Black Hat Tool SNAP_R for Twitter Spear Phishing Campaign

October 14, 2016

Categories

Since Twitter has access to an enormous amount of resources such as extensive personal data, bot-friendly API, colloquial syntax and ubiquitous amounts of short URLs, it is easy for adversaries to machine-generate malicious content for victims. As a response, Baltimore cybersecurity firm ZeroFox created the SNAP_R Twitter bot as a proof-of-concept for the next generation of phishing techniques, explaining its methods in a whitepaper released at the recent Black Hat security conference in August. Black Hat Tool SNAP_R for Twitter Spear Phishing Campaign

SNAP_R is essentially a spear phishing tool used to automate the creation of fake tweets complete with malicious short links with messages to make a clickthrough more likely. Using a recurrent neural network to churn through a victim’s tweets and those of their followers, SNAP_R sends a dynamic message relevant to their interests and uses clustering to identify high-value targets based on social engagement such as followers and retweets, and measures the bot’s success by tracking clickthrough rates of IP-tracked links. After the target use clicks on the shortened link, SNAP_R writes a tweet loaded up with a link to a site containing malware and sends it.

John Seymour and Philip Tully, the researchers behind SNAP_R, states that phishing campaigns are more effective on Twitter accounts. It can take on average five to 10 minutes to write a single spear phishing email, spear phishing tweets are much faster to generate in a matter of seconds, and this highly depends on how much data they in.

Methodology

In order to make machine-generated Twitter accounts sound more authentic and believable to humans, machine learning depends upon using neural networks that can deal with human language. An approach to machine learning, called Natural Language Processing (NPL), is when raw text is the data source from which patterns are extracted.

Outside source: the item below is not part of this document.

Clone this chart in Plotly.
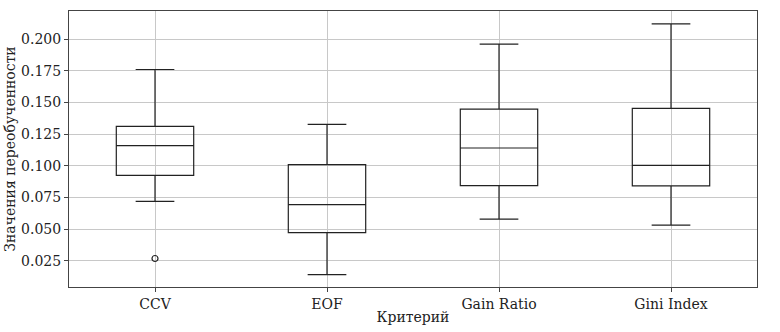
import plotly.graph_objects as go

categories = ["CCV", "EOF", "Gain Ratio", "Gini Index"]
lower_whisker = [0.0720, 0.0140, 0.0579, 0.0531]
q1_values = [0.0925, 0.0473, 0.0844, 0.0841]
median_values = [0.1159, 0.0694, 0.1141, 0.1004]
q3_values = [0.1312, 0.1009, 0.1448, 0.1454]
upper_whisker = [0.1761, 0.1327, 0.1961, 0.2121]
outlier_cats = ["CCV"]
outlier_values = [0.0268]
ytick_vals = [0.025, 0.050, 0.075, 0.100, 0.125, 0.150, 0.175, 0.200]

font_family = "DejaVu Serif"
line_col = "#222222"

fig = go.Figure()
fig.add_trace(go.Box(
    x=categories,
    q1=q1_values,
    median=median_values,
    q3=q3_values,
    lowerfence=lower_whisker,
    upperfence=upper_whisker,
    width=0.45,
    whiskerwidth=0.5,
    fillcolor="rgba(0,0,0,0)",
    line=dict(color=line_col, width=1.2),
    boxpoints=False,
    showlegend=False,
    hoverinfo="skip",
))
fig.add_trace(go.Scatter(
    x=outlier_cats,
    y=outlier_values,
    mode="markers",
    marker=dict(symbol="circle-open", size=6, color=line_col, line=dict(width=1.2, color=line_col)),
    showlegend=False,
    hoverinfo="skip",
))

fig.update_layout(
    width=780,
    height=332,
    margin=dict(l=69, r=23, t=11, b=45),
    paper_bgcolor="white",
    plot_bgcolor="white",
    font=dict(family=font_family, size=14, color="#222222"),
    xaxis=dict(
        title=dict(text="Критерий", font=dict(size=14), standoff=1),
        automargin=False,
        type="category",
        categoryorder="array",
        categoryarray=categories,
        range=[-0.5, 3.5],
        showgrid=True,
        gridcolor="#c8c8c8",
        gridwidth=1,
        showline=True,
        linecolor="#444444",
        linewidth=1,
        mirror=True,
        ticks="outside",
        ticklen=4,
        tickcolor="#444444",
        zeroline=False,
    ),
    yaxis=dict(
        title=dict(text="Значения переобученности", font=dict(size=14), standoff=2),
        automargin=False,
        range=[0.0043, 0.2223],
        tickvals=ytick_vals,
        tickformat=".3f",
        showgrid=True,
        gridcolor="#c8c8c8",
        gridwidth=1,
        showline=True,
        linecolor="#444444",
        linewidth=1,
        mirror=True,
        ticks="outside",
        ticklen=4,
        tickcolor="#444444",
        zeroline=False,
    ),
)

fig.write_html("out.html")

However, the challenge with NPL deals with the intricacies of the human language. Human communication can be vague at times due to frequent usage of colloquialisms, abbreviations, and misspellings. These inconsistencies make computer analysis of natural language difficult at best, but in the last decade NLP as a field has progressed immeasurably.

Using NPL to generate datasets from neural networks is where phishing campaigns can originate, as phishing aims to attract unsuspecting users with generated sentences that would encourage the user to click on.

SNAP_R generates the fake tweets using two types of recurrent neural networks: 1) Markov Models and 2) Long Short-Term Memory (LSTM).

Markov Models is used for automated speech, or generating words and stringing sentences based on word repetition. When the SNAP_R is presented with a target Twitter profile as training data, which are used to describe a sequence of possible next words, the probability of each word depends only on the state attained in the previous event. SNAP_R leveraging this model is instantaneous at only a few seconds. However, because the training is entirely depending on the previous exact sets of words and how long a Twitter user held an account, the sentences it can generate in a tweet can sound nonsensical.

LSTM is a slightly more advanced neural network in which the network has a deeper representation of natural language. They differ from Markov Models by being able to generalize the contextualization of a sentence when predicting the next word, while at the same time discarding previous words. LSTMs have been used extensively for NLP because language is naturally sequential and words that are separated by a large distance may still be related to each other. In the application to SNAP_R, LSTMs have a greater chance of generating a false tweet with higher clickthroughs. However, the increase in accuracy of LSTMs is time-consuming since they require more days and data to train.

Recurrent neural networks can solve the problem of NPL, or how to address interactions between computers and human (natural) languages, as opposed to traditional neural networks. These networks have a loop structure that enables information to be kept continuously, and target consistent wording to generate the correct sentence.

When using speech tagging in neural networks overtime, so can potential phishing campaigns. This would be perfect in case use for Twitter due to the short 140-character message limit for “tweets,” use of shortened links to meet the 140 character limit, bot-friendly API, and the wide-acceptance of using short-hand/broken English. As a result, SNAP_R boasts a >30% accuracy success rate compared to mostly automated phishing at 5-14% accuracy and stacking up to spear phishing at 25% accuracy. Due to the speech and amount of tweets that are generated, SNAP_R’s net return is significantly higher.

Takeaway

The researchers claim the research to be “the world’s first automated end to end spear phishing campaign generator for Twitter.” The purpose is primarily for educational use and a security assessment tool of internal pentesting, staff recruitment, or social engagement. Since Twitter as a social media tool is used as a public space, users can be more susceptible to phishing than email phishing campaigns.

Through using similar attack methods as actual adversaries, machine learning can provide insight into how they can be used offensively to automate spear phishing campaigns. With the abundance of data available in social media networks, they can be manipulated for social engineering. SNAP_R as a whitehat experiments has larger implications that this type of phishing could be replicated across other social media networks just as easily if adversaries invest in the time and training data for themselves.